O Liceu Alexandre Herculano (há
uns anos mudou para Escola Secundária e agora é também Agrupamento) tem um
século de vida. Mais ou menos, conforme se façam as contas. Em 1908, ainda sob
a monarquia, o Liceu Central da Zona Oriental do Porto mudou de nome e passou a
ser Alexandre Herculano. A construção do novo liceu iniciou-se em 1916, com a
primeira pedra colocada pelo Presidente da República Bernardino Machado. O “Lyceu”
foi inaugurado em 1921. O edifício está classificado. Tem hoje cerca de 900
alunos que frequentam o ensino do 7º ao 12º anos. Tal como mais uns tantos por
todo o país, há vinte anos que necessita de obras. Há dez que precisa de obras
urgentes. Há seis, esteve na lista das obras da Parque Escolar. Há cinco, saiu
dessa lista por decisão política, falta de verba e dúvidas sobre o programa. Há
um ano, a crise instalou-se definitivamente, começando a ser perigoso
frequentar certas partes do edifício em períodos de mau tempo. Há uma semana
que a chuva se abateu sobre a região e a cidade. Há cinco dias que chove lá
dentro. Há dois dias, os responsáveis fecharam o Liceu. Ao que parece, depois
das altercações habituais, 300 alunos vão ser “distribuídos” ou “transferidos”,
enquanto os restantes 600 poderão retomar aulas para a semana, se as salas
estiverem em condições. O Governo promete obras até 2020. A Câmara do Porto
ofereceu-se para pagar uma parte das obras, mas o Governo quer mais. O assunto
teve honra de “debate parlamentar”.
Esta podia ser mais uma história
exemplar, um conto moral sobre os costumes e a política portuguesa. Mais
importante do que a escola, os estudantes, as famílias, os professores e a
decência das instituições, mais importante do que isso tudo é a atribuição de culpas
e a oportunidade de acusação. O anterior governo foi culpado por não ter feito
a obra. O governo antes do anterior tinha sido culpado por ter deixado as
condições deteriorarem-se, por ter adiado, por não ter feito as obras. O
governo que precedeu o antes do anterior tinha sido culpado por não ter
reparado e por ter deixado apodrecer as infra-estruturas. O último governo foi
culpado por não ter feito o que devia ter feito durante quatro anos. O actual
governo, que o é há mais de um ano, é culpado por não ter já acorrido ao
problema.
A elevação moral da discussão e a
qualidade intelectual da polémica ficaram evidentes no debate parlamentar desta
semana. Poder-se-ia discutir o modelo de administração das construções
escolares, a começar pelas funções do governo central e das autarquias. Ou a
capacidade de investimento público. Ou o modo de acorrer à manutenção do parque
escolar. Mas não. Discutiu-se a culpa, insultaram-se quanto possível, mentiram
quanto imaginável. Governo e grupos parlamentares mostraram a sua crispação com
graçolas de gosto duvidoso e acusações destemperadas sem qualquer interesse,
nem político nem prático. O que realmente preocupa suas excelências é a
capacidade de atribuir culpas. Reais ou fictícias, é indiferente. O objectivo
do debate é o de mostrar para a televisão que os “outros” são mentirosos e
imbecis. A intenção é a de mostrar aos fiéis quem ganha o debate, quem insulta
mais, quem berra melhor, quem sabe mais truques…

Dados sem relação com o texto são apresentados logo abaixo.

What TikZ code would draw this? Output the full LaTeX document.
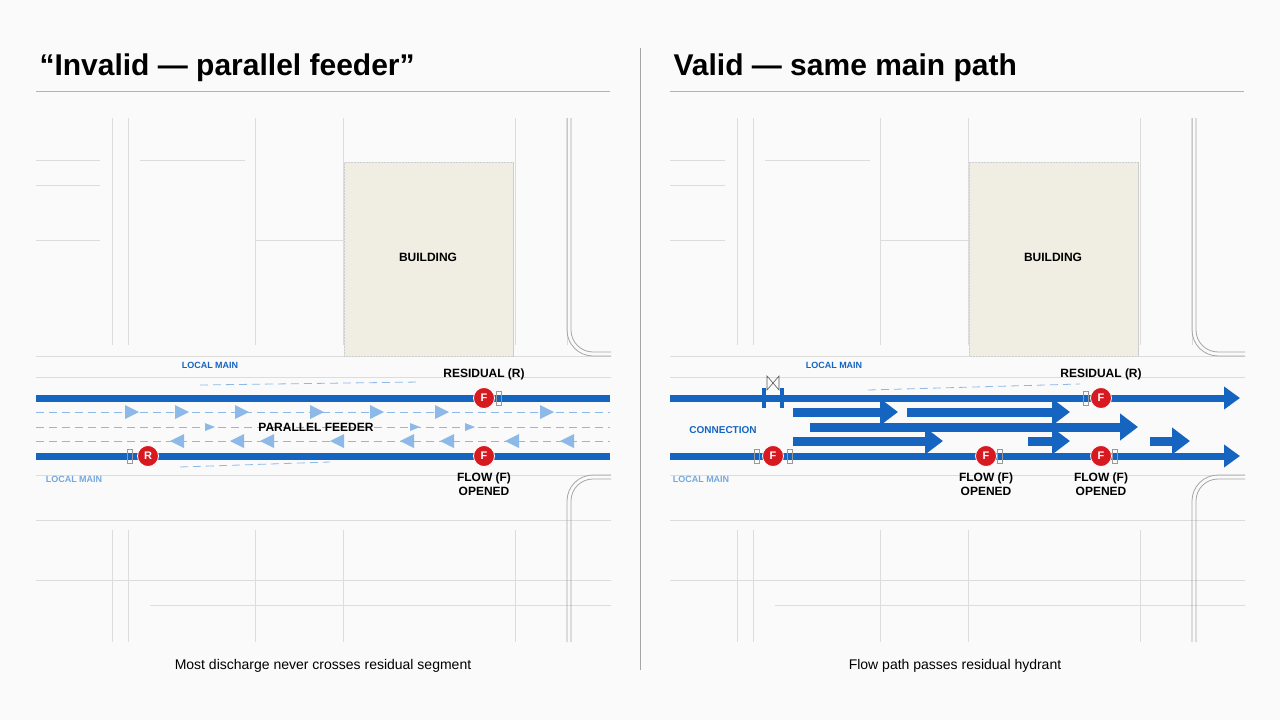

Quem pensa que a crispação está a diminuir e
que o ambiente está a ficar sereno deveria ver os debates parlamentares. E suas
excelências, deputados e governantes, deveriam também ver, em cafés, a maneira
como a assistência olha, comenta e muda de canal. Se julgam que todos torcem
pelos seus deputados e pelo seu partido com o frenesim de quem veste a
camisola, estão muito, mas mesmo muito enganados. Estes debates parlamentares,
feitos para “aprofundar a democracia”, “garantir a transparência” e “aproximar
a política dos cidadãos”, estão a ter o efeito exactamente oposto.
Em certos dias ganham uns.
Noutros dias ganham os outros. Mas, todos os dias, perdemos nós.